■ Exercise prompt: Scan the following material for the string "this" and copy each line in which it appears.

(Part of a data file)
------

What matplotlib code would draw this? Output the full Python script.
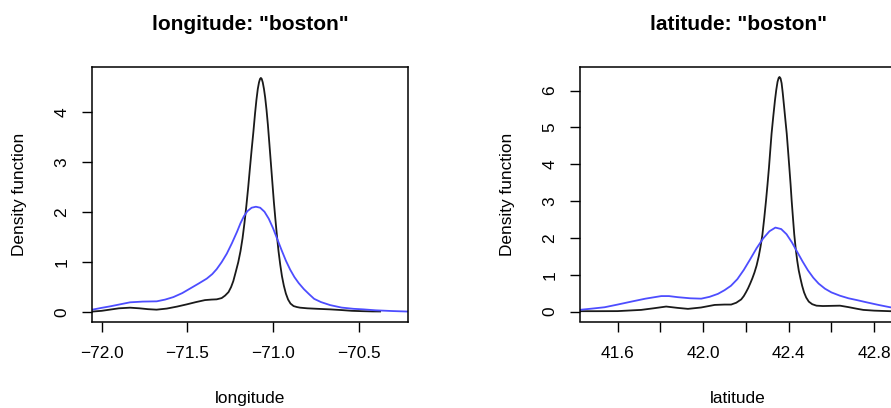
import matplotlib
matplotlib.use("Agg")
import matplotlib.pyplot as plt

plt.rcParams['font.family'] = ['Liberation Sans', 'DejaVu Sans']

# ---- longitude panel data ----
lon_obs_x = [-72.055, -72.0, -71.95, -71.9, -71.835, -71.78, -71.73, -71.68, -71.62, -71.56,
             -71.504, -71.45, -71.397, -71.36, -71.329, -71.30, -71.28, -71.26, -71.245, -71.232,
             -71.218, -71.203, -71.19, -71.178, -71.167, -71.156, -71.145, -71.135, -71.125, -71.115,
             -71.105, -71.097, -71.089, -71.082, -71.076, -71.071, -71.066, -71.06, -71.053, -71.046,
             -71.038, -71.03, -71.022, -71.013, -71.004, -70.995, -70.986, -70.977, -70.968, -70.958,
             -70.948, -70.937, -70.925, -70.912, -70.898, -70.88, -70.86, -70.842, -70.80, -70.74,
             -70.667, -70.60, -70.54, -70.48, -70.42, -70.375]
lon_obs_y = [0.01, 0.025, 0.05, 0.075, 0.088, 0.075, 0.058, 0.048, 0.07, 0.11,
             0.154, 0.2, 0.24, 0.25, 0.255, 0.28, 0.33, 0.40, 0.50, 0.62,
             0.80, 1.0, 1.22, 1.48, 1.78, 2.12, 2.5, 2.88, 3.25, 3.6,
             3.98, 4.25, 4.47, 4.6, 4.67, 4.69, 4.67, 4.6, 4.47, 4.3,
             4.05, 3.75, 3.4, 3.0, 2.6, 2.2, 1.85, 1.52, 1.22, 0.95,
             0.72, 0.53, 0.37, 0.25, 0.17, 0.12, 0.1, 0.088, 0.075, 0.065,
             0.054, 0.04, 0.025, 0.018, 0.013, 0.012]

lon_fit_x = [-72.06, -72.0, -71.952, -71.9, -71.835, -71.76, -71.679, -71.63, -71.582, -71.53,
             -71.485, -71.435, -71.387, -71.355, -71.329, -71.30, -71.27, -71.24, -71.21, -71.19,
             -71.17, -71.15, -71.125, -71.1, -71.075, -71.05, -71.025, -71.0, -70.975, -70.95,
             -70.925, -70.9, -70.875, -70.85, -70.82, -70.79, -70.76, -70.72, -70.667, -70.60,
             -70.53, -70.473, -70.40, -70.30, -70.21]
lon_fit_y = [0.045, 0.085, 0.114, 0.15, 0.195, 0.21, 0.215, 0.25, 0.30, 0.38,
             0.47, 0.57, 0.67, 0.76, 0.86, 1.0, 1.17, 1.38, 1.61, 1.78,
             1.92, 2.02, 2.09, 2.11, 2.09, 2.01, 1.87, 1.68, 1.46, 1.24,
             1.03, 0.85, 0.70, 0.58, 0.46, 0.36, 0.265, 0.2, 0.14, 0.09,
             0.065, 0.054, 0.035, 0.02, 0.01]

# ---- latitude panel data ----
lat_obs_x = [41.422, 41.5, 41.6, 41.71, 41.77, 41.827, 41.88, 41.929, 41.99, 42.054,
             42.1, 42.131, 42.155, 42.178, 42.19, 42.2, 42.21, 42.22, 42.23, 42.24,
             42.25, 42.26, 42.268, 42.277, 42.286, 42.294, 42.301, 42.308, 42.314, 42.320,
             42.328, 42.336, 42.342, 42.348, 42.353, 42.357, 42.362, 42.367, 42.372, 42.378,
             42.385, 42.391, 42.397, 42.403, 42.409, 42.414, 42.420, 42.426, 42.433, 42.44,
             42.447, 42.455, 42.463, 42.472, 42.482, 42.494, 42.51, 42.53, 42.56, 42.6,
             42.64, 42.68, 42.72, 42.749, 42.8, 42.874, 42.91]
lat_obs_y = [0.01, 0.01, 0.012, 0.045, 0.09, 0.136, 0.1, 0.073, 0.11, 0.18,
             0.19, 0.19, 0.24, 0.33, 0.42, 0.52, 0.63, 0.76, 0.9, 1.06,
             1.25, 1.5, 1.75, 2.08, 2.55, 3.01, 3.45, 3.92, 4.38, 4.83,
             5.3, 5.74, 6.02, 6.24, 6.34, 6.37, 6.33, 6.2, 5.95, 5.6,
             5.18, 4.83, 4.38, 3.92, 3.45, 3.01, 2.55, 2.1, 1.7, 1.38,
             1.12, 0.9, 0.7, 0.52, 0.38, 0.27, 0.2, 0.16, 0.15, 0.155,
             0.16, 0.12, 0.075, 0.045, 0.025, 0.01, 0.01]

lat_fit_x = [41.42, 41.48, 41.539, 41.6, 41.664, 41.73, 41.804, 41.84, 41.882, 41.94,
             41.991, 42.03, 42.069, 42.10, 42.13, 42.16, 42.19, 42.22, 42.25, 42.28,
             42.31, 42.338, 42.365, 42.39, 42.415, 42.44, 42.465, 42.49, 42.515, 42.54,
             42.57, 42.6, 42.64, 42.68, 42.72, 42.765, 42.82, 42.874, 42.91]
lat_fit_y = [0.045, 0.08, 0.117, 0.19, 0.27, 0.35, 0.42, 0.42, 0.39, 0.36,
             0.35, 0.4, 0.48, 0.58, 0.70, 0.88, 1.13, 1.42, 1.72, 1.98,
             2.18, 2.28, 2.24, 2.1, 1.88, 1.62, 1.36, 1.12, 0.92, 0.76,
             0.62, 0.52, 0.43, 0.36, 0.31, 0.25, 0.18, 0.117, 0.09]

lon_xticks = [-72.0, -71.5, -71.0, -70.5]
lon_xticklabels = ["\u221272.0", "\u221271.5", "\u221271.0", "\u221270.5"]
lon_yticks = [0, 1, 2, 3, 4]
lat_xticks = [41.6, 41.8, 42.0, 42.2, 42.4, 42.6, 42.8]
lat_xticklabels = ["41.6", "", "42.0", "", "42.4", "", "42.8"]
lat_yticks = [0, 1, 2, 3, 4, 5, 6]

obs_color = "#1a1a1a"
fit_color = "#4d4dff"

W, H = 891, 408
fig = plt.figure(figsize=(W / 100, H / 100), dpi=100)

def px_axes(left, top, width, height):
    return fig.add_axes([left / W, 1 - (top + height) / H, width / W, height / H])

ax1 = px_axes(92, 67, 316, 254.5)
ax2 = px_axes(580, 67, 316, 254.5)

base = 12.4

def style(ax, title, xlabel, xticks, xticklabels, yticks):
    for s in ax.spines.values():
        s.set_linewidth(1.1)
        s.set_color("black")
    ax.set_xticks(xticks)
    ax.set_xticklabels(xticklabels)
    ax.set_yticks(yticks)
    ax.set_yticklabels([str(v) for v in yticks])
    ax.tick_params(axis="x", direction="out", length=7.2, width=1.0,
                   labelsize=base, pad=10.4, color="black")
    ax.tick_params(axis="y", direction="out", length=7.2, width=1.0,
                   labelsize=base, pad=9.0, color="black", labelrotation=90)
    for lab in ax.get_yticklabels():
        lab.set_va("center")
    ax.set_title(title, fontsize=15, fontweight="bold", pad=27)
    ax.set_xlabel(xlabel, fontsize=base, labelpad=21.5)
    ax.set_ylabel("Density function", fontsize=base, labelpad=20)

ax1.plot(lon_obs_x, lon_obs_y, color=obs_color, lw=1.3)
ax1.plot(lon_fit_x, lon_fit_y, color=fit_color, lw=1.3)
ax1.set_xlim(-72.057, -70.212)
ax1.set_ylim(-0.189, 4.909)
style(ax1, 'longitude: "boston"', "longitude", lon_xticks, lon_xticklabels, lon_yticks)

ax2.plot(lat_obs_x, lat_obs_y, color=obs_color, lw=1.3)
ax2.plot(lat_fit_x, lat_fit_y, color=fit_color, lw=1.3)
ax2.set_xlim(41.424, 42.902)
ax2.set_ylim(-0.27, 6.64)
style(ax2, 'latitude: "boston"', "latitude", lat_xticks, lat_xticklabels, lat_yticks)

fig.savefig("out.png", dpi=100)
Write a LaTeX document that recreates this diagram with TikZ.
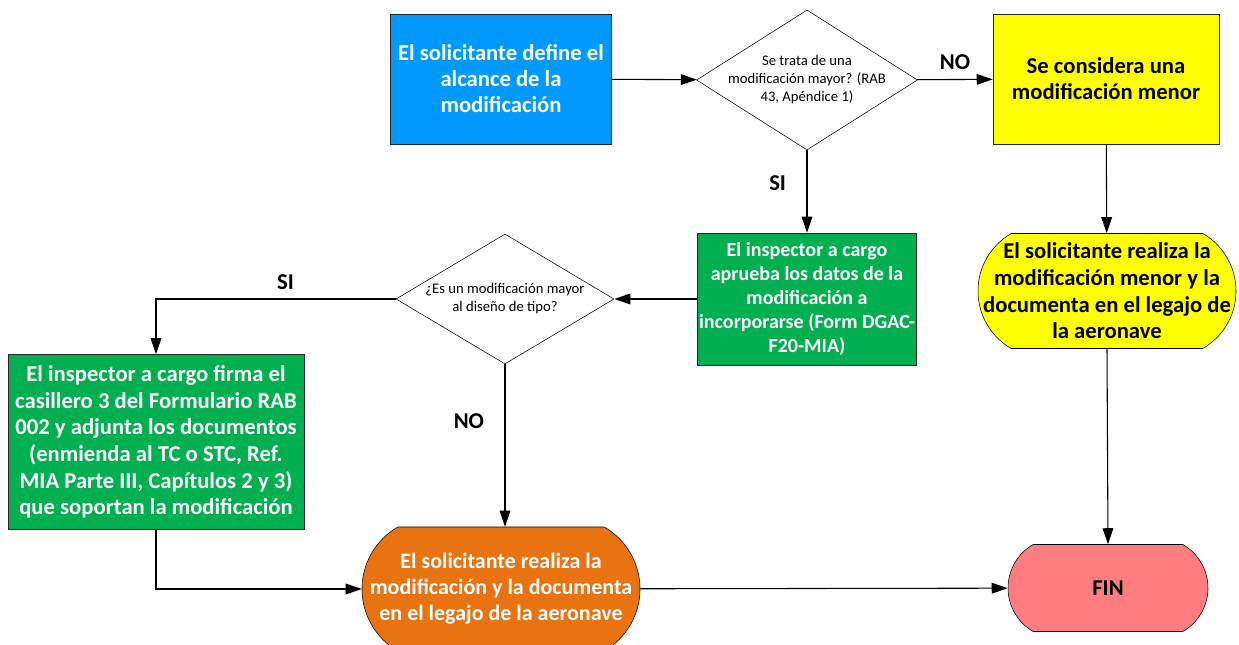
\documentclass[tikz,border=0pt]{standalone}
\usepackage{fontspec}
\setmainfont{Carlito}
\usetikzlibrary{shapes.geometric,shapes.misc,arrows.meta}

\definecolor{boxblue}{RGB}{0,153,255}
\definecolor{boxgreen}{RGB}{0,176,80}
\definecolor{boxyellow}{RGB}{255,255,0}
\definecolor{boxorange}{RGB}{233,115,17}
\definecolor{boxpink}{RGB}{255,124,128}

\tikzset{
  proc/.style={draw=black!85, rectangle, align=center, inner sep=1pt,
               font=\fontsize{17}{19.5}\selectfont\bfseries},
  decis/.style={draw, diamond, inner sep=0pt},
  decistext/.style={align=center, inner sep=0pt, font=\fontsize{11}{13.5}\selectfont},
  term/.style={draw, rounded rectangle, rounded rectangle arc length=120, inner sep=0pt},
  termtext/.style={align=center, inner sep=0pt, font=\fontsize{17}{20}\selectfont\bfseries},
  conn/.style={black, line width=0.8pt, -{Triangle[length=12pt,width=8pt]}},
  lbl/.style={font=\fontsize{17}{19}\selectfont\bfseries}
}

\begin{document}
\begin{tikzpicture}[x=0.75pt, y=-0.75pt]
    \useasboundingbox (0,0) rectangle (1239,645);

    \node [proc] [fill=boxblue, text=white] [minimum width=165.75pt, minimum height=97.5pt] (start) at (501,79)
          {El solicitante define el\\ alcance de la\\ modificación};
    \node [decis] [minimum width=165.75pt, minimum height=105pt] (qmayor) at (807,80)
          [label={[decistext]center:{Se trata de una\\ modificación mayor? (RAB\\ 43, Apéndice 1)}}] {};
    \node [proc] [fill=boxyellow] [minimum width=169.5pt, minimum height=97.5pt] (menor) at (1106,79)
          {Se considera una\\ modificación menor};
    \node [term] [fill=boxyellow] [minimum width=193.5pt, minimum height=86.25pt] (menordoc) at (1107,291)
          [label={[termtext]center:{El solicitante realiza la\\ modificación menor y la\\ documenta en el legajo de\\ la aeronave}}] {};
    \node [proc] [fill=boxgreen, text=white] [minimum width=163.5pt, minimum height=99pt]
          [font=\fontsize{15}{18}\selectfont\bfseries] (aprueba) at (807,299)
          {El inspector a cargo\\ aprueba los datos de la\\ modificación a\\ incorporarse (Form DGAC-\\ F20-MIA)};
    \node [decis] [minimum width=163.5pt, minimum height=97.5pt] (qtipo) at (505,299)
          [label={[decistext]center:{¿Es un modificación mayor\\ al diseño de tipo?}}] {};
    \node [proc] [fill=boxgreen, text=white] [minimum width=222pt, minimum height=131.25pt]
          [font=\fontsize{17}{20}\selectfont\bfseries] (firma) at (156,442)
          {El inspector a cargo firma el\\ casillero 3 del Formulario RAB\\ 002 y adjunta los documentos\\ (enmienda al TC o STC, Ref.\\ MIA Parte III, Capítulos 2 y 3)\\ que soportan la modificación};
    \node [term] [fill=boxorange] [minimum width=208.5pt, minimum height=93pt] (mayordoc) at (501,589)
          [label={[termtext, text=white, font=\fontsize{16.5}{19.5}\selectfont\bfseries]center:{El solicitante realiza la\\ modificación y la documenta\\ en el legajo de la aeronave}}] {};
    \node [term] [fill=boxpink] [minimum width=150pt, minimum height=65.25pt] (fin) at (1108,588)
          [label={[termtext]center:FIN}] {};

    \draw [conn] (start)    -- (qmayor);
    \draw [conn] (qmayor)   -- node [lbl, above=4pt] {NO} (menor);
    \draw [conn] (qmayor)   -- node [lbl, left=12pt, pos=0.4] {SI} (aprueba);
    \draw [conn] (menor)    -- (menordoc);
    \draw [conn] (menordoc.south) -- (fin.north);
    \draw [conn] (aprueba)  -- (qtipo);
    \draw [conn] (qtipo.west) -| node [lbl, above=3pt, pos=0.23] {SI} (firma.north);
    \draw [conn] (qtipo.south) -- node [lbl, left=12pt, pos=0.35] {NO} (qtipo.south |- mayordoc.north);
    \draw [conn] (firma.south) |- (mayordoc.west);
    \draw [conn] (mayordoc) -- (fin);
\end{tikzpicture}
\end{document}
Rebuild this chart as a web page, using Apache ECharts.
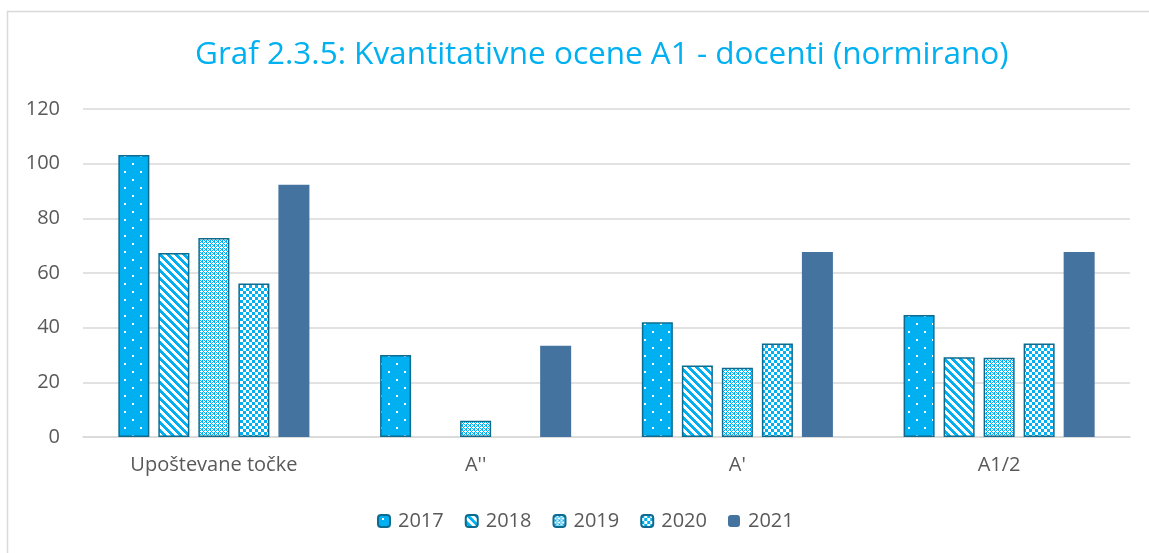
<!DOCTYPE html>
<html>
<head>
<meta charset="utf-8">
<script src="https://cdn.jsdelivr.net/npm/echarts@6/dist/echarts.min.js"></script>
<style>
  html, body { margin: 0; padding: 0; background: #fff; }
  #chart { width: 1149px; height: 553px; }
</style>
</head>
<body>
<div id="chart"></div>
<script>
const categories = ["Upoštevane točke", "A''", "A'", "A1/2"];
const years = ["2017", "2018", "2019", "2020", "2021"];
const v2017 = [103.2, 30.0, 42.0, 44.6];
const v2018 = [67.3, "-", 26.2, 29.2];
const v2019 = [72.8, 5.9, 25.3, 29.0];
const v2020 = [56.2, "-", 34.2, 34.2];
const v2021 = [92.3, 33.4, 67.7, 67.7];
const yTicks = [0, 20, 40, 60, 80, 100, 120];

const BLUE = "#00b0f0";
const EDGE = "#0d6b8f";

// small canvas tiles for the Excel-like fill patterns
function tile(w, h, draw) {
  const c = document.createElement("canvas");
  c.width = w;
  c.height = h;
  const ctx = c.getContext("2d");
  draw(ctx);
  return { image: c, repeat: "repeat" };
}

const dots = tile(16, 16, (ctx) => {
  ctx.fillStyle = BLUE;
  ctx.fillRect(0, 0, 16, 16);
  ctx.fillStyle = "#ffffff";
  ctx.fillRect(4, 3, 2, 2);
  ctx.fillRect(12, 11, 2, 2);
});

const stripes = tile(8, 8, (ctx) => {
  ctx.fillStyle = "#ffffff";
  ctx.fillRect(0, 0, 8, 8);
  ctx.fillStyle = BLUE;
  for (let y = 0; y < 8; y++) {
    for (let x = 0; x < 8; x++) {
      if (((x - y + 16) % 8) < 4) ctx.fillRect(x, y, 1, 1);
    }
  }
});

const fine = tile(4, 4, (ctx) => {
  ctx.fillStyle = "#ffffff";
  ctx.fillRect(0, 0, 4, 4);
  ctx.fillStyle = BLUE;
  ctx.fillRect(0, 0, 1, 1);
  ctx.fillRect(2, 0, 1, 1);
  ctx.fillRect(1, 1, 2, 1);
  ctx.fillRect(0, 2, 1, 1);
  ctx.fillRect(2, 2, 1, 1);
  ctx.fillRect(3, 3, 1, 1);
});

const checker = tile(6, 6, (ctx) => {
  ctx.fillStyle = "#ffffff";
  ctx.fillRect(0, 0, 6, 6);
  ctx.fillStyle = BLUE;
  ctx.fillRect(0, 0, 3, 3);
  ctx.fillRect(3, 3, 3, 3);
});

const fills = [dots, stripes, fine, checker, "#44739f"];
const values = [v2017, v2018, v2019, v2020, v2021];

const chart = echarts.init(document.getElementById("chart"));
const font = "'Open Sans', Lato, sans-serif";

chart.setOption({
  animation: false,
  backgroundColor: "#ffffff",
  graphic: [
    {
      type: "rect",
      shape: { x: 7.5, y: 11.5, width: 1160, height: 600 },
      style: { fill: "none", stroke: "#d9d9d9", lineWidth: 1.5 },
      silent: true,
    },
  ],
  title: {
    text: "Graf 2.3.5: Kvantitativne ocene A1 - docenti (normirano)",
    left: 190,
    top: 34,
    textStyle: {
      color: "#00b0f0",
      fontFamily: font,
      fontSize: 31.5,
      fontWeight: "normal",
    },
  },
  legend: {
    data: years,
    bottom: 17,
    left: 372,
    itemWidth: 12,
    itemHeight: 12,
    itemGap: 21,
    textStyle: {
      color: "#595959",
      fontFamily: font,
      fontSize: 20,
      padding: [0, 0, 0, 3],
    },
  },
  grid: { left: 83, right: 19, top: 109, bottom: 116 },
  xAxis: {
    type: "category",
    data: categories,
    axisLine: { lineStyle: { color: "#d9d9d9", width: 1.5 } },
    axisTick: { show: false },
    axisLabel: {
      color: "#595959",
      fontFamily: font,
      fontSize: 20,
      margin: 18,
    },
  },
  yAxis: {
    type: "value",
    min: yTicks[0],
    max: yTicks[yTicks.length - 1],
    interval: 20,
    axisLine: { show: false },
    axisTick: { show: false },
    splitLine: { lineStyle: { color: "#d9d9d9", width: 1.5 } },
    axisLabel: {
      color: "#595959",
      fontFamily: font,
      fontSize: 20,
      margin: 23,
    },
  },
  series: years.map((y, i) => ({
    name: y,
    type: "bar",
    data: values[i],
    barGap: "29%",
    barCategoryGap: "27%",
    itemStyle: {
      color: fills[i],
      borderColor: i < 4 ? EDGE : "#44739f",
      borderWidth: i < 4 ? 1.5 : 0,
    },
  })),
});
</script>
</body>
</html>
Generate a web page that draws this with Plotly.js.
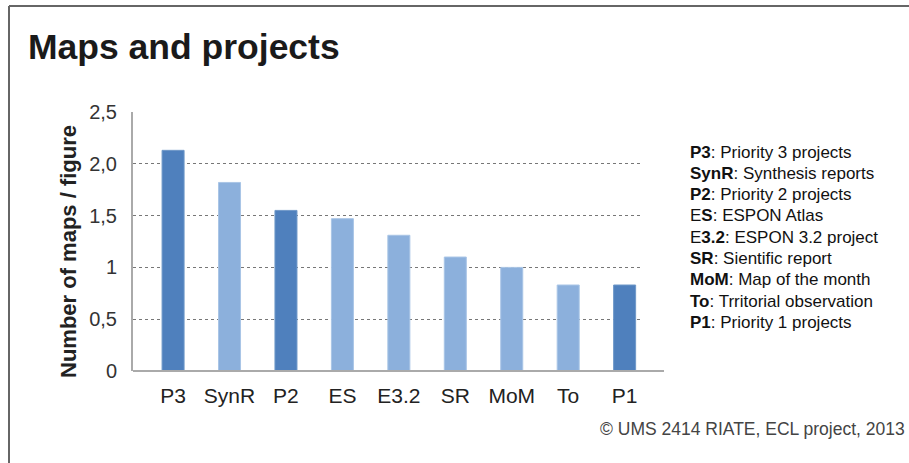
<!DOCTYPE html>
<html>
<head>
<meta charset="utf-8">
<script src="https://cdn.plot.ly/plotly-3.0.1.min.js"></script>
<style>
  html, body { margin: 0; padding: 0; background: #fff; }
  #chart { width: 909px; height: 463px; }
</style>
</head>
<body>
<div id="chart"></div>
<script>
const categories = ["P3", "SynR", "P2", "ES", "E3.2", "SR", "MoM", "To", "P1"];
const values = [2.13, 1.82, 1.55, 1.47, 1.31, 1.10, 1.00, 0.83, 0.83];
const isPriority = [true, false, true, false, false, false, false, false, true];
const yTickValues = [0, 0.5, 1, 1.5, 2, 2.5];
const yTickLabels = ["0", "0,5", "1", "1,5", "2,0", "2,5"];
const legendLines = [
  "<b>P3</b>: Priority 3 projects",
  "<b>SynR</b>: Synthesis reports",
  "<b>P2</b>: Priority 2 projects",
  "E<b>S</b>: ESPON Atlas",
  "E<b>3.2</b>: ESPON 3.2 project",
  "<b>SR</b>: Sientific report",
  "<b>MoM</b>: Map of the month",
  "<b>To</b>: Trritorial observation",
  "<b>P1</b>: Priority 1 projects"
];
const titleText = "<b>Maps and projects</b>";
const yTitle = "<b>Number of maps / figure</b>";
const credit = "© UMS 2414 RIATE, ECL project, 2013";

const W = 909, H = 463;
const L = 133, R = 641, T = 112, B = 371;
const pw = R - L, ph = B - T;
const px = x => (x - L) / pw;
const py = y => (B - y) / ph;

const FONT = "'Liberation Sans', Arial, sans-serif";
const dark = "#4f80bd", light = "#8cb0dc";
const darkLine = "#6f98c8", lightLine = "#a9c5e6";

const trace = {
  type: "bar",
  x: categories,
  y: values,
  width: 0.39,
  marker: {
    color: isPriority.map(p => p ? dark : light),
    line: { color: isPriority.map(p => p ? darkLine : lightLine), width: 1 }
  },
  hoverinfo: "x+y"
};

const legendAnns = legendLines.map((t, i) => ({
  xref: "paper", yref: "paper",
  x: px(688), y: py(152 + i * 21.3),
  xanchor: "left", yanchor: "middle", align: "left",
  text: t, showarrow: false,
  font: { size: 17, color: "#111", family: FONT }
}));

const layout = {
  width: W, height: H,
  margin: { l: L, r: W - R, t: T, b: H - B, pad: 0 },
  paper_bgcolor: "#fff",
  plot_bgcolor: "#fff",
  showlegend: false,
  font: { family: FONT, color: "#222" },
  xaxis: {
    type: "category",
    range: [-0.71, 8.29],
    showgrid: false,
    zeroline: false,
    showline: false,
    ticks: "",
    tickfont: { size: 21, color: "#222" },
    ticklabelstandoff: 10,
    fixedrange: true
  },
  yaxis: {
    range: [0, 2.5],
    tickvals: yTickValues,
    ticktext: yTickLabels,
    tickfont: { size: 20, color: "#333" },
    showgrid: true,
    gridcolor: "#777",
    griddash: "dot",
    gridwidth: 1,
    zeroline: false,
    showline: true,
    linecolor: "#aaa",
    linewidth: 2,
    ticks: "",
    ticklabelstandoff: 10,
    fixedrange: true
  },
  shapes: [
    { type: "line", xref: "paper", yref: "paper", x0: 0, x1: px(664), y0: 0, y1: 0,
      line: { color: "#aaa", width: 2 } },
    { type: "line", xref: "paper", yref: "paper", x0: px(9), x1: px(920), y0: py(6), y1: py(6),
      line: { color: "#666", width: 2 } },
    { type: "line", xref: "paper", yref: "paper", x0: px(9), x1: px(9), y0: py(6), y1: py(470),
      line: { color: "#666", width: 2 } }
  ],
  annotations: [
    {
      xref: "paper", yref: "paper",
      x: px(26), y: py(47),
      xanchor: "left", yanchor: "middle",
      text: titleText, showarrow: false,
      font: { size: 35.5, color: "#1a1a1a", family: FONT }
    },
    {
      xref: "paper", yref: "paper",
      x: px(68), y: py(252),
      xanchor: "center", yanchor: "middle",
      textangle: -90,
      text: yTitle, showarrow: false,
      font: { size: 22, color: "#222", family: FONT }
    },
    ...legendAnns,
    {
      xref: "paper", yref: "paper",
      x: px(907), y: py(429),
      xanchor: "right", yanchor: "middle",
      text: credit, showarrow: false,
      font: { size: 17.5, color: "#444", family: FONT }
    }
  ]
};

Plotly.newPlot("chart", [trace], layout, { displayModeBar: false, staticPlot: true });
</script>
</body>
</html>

------

■ Task result:
What matplotlib code would draw this? Output the full Python script.
Write a LaTeX document that recreates this diagram with TikZ.
Rebuild this chart as a web page, using Apache ECharts.
Generate a web page that draws this with Plotly.js.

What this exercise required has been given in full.